The potential for infrasound to enhance cellular drug delivery is supported by a small number of studies indicating that exposure can influence cell membrane permeability. Svidovyi and colleagues, for example, studied the effects of infrasound on human erythrocytes in vitro as well as the organs of rats in vivo and reported increased membrane permeability [Svidovyi et al., 1987, 1985, http://www.ncbi.nlm.nih.gov/pubmed/2956159, http://www.ncbi.nlm.nih.gov/pubmed/4085820 ].
The precise mechanisms underlying infrasound-mediated permeabilization are not identified in these studies. Although research on the biological effects of infrasound is limited, relevant studies do exist. A computational analysis of the response of bilayer lipid membranes to pressure waves using molecular dynamics modeling demonstrates that transient permeabilization can be achieved and that membrane thickness and area per lipid are reduced in this instance. http://onlinelibrary.wiley.com/doi/10.1002/fld.1588/pdf .

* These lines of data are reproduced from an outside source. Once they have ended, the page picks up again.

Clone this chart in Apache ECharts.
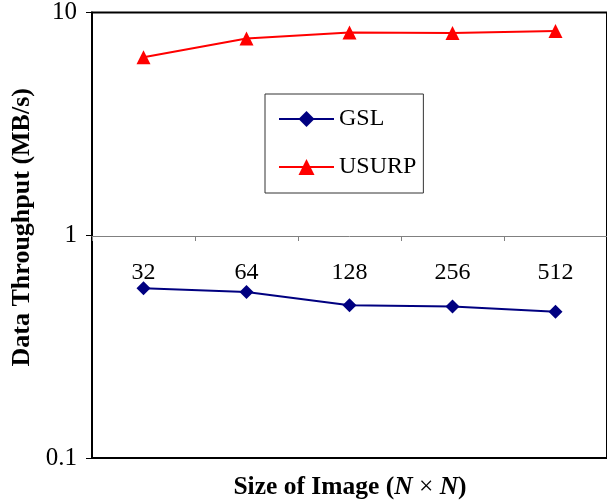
<!DOCTYPE html>
<html>
<head>
<meta charset="utf-8">
<style>html,body{margin:0;padding:0;background:#fff}#c{width:607px;height:503px}</style>
<script src="https://cdn.jsdelivr.net/npm/echarts@6/dist/echarts.min.js"></script>
</head>
<body>
<div id="c"></div>
<script>
const categories = ['32', '64', '128', '256', '512'];
const gslValues = [0.578, 0.556, 0.485, 0.479, 0.453];
const usurpValues = [6.3, 7.65, 8.13, 8.1, 8.26];
const yMin = 0.1, yMax = 10;

const serif = '"Liberation Serif", "Times New Roman", serif';
const chart = echarts.init(document.getElementById('c'), null, {renderer: 'canvas'});
chart.setOption({
  animation: false,
  backgroundColor: '#fff',
  title: {
    text: 'Size of Image ({i|N} {x|×} {i|N})',
    left: 350, top: 474, textAlign: 'center', padding: 0,
    textStyle: {
      fontFamily: serif, fontWeight: 'bold', fontSize: 25.5, color: '#000',
      rich: {
        i: { fontFamily: serif, fontWeight: 'bold', fontStyle: 'italic', fontSize: 25.5, color: '#000' },
        x: { fontFamily: serif, fontWeight: 'normal', fontSize: 25.5, color: '#000' }
      }
    }
  },
  legend: {
    orient: 'vertical', left: 265, top: 94,
    padding: [13, 7, 14, 13],
    itemGap: 24,
    itemWidth: 55, itemHeight: 20,
    backgroundColor: '#fff',
    borderColor: '#333', borderWidth: 1,
    textStyle: { fontFamily: serif, fontSize: 24, color: '#000' },
    data: ['GSL', 'USURP']
  },
  grid: { left: 92, right: -2, top: 12, bottom: 45, show: true, borderColor: '#000', borderWidth: 2, backgroundColor: 'transparent' },
  xAxis: {
    type: 'category', data: categories,
    position: 'bottom', offset: -222,
    boundaryGap: true,
    axisLine: { lineStyle: { color: '#808080', width: 1 } },
    axisTick: { show: true, length: 5, lineStyle: { color: '#808080' } },
    axisLabel: { margin: 25, fontFamily: serif, fontSize: 24, color: '#000' },
    splitLine: { show: false }
  },
  yAxis: {
    type: 'log', logBase: 10, min: yMin, max: yMax,
    name: 'Data Throughput (MB/s)', nameLocation: 'middle', nameGap: 56,
    nameTextStyle: { fontFamily: serif, fontWeight: 'bold', fontSize: 26, color: '#000', padding: [0, 0, 0, 16] },
    axisLine: { show: true, lineStyle: { color: '#000', width: 2 } },
    axisTick: { show: true, length: 6, lineStyle: { color: '#000' } },
    axisLabel: { margin: 15, fontFamily: serif, fontSize: 25, color: '#000',
      formatter: v => (v < 1 ? v.toFixed(1) : String(Math.round(v))) },
    minorTick: { show: false },
    splitLine: { show: false }
  },
  series: [
    { name: 'GSL', type: 'line', data: gslValues, symbol: 'diamond', symbolSize: 14,
      lineStyle: { color: '#000080', width: 2 }, itemStyle: { color: '#000080' } },
    { name: 'USURP', type: 'line', data: usurpValues, symbol: 'triangle', symbolSize: 14,
      lineStyle: { color: '#ff0000', width: 2 }, itemStyle: { color: '#ff0000' } }
  ]
});
</script>
</body>
</html>
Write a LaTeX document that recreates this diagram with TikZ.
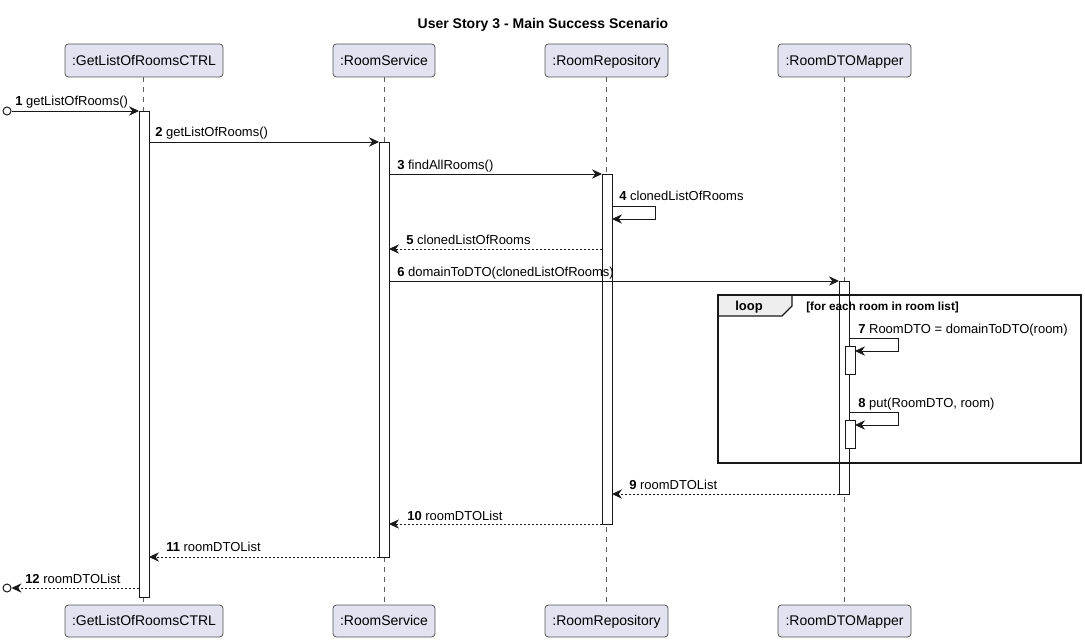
\documentclass[tikz,border=0pt]{standalone}
\usepackage{fontspec}
\setmainfont{Liberation Sans}
\usetikzlibrary{arrows.meta,fit,calc}
\definecolor{partfill}{HTML}{E2E2F0}
\definecolor{linec}{HTML}{181818}
\definecolor{tabfill}{HTML}{EEEEEE}
\begin{document}
\begin{tikzpicture}[x=0.75pt,y=-0.75pt,
 part/.style={draw=linec!75, fill=partfill, rounded corners=2.5pt, inner sep=0, line width=0.6pt, font=\fontsize{10.5}{12}\selectfont, minimum height=24.75pt, text depth=0.5pt},
 life/.style={draw=linec!70, dash pattern=on 3.75pt off 3.75pt, line width=0.5pt},
 act/.style={draw=linec, fill=white, inner sep=0, outer sep=0, line width=0.75pt},
 msg/.style={draw=linec, line width=0.75pt, -{Stealth[length=7.5pt,width=7pt,inset=2.5pt]}},
 ret/.style={msg, dash pattern=on 1.5pt off 1.5pt},
 lbl/.style={anchor=base west, inner sep=0, font=\fontsize{9.75}{11}\selectfont},
 endc/.style={circle, draw=linec, inner sep=0, minimum size=6pt, line width=0.75pt, fill=white},
]
\useasboundingbox (0,0) rectangle (1085,642);

\node[font=\bfseries\fontsize{10.5}{12}\selectfont] (title) at (543,24.5) {User Story 3 - Main Success Scenario};

% participants
\node[part, minimum width=118.5pt] (p1t) at (144,60.5) {:GetListOfRoomsCTRL};
\node[part, minimum width=76.5pt] (p2t) at (384,60.5) {:RoomService};
\node[part, minimum width=92.25pt] (p3t) at (606.5,60.5) {:RoomRepository};
\node[part, minimum width=99.75pt] (p4t) at (844.5,60.5) {:RoomDTOMapper};
\node[part, minimum width=118.5pt, minimum height=24pt] (p1b) at (144,621) {:GetListOfRoomsCTRL};
\node[part, minimum width=76.5pt, minimum height=24pt] (p2b) at (384,621) {:RoomService};
\node[part, minimum width=92.25pt, minimum height=24pt] (p3b) at (606.5,621) {:RoomRepository};
\node[part, minimum width=99.75pt, minimum height=24pt] (p4b) at (844.5,621) {:RoomDTOMapper};

\draw[life] (p1t.south -| 143,0) -- (p1b.north -| 143,0);
\draw[life] (p2t.south) -- (p2b.north);
\draw[life] (p3t.south) -- (p3b.north);
\draw[life] (p4t.south) -- (p4b.north);

% activations
\node[act, fit={(139,111) (149,597)}] (a1) {};
\node[act, fit={(379,142) (389,557)}] (a2) {};
\node[act, fit={(602,174) (612,524)}] (a3) {};
\node[act, fit={(839,281) (849,494)}] (a4) {};

% loop frame
\node[draw=linec, line width=1.3pt, fit={(718,295) (1081,463)}, inner sep=0, outer sep=0] (loop) {};
\draw[fill=tabfill, draw=linec, line width=0.9pt] (loop.north west) -- (792,295) -- (792,306) -- (782,316) -- (718,316) -- cycle;
\node[anchor=base west, inner sep=0, font=\bfseries\fontsize{9.75}{11}\selectfont] (looplbl) at (735,310) {loop};
\node[anchor=base west, inner sep=0, font=\bfseries\fontsize{8.8}{10}\selectfont] (loopcond) at (806,310) {[for each room in room list]};
\draw[draw=linec, line width=1.3pt] (loop.north west) rectangle (loop.south east);
\draw[draw=linec, line width=0.75pt] (a4.north west) rectangle (a4.south east);

\node[act, fit={(845,346) (855,374)}] (a5) {};
\node[act, fit={(845,420) (855,448)}] (a6) {};

% endpoints
\node[endc] (c1) at (7,111) {};
\node[endc] (c2) at (7,588) {};

% messages
\draw[msg] (c1.east) -- (a1.west |- c1);
\node[lbl] (l1) at (15,105) {\textbf{1} getListOfRooms()};

\draw[msg] (a1.east |- a2.north west) -- (a2.north west);
\node[lbl] (l2) at (155,137) {\textbf{2} getListOfRooms()};

\draw[msg] (a2.east |- a3.north west) -- (a3.north west);
\node[lbl] (l3) at (397,169) {\textbf{3} findAllRooms()};

\draw[msg] (a3.east |- 0,206) -- (655,206) -- (655,219) -- (a3.east |- 0,219);
\node[lbl] (l4) at (619,200) {\textbf{4} clonedListOfRooms};

\draw[ret] (a3.west |- 0,249) -- (a2.east |- 0,249);
\node[lbl] (l5) at (406,244) {\textbf{5} clonedListOfRooms};

\draw[msg] (a2.east |- a4.north west) -- (a4.north west);
\node[lbl] (l6) at (397,276) {\textbf{6} domainToDTO(clonedListOfRooms)};

\draw[msg] (a4.east |- 0,338) -- (898,338) -- (898,351) -- (a5.east |- 0,351);
\node[lbl] (l7) at (858,333) {\textbf{7} RoomDTO = domainToDTO(room)};

\draw[msg] (a4.east |- 0,412) -- (898,412) -- (898,425) -- (a6.east |- 0,425);
\node[lbl] (l8) at (858,407) {\textbf{8} put(RoomDTO, room)};

\draw[ret] (a4.south west) -- (a3.east |- a4.south west);
\node[lbl] (l9) at (629,489) {\textbf{9} roomDTOList};

\draw[ret] (a3.south west) -- (a2.east |- a3.south west);
\node[lbl] (l10) at (407,520) {\textbf{10} roomDTOList};

\draw[ret] (a2.south west) -- (a1.east |- a2.south west);
\node[lbl] (l11) at (166,551) {\textbf{11} roomDTOList};

\draw[ret] (a1.west |- c2) -- (c2.east);
\node[lbl] (l12) at (25,583) {\textbf{12} roomDTOList};
\end{tikzpicture}
\end{document}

One early study investigating the responses of artificial bilayer membranes to infrasonic vibrations found that capacitive response decreased with increasing frequency over a narrow range (~0.2 Hz to ~10 Hz) [http://www.sciencedirect.com/science/article/pii/0021979771900105 ]. Interestingly, the parameters identified in the aforementioned permeability study are also determining factors of membrane capacitance. This supports the notion that cellular membrane permeabilization can be mediated by infrasound and perhaps can even be differentially responsive to specific frequency ranges, and suggests that the alteration of membrane thickness and area per lipid are potential underlying mechanisms. More research on the biological effects of infrasound will be necessary to evaluate its mechanism of actions in mammalian cells.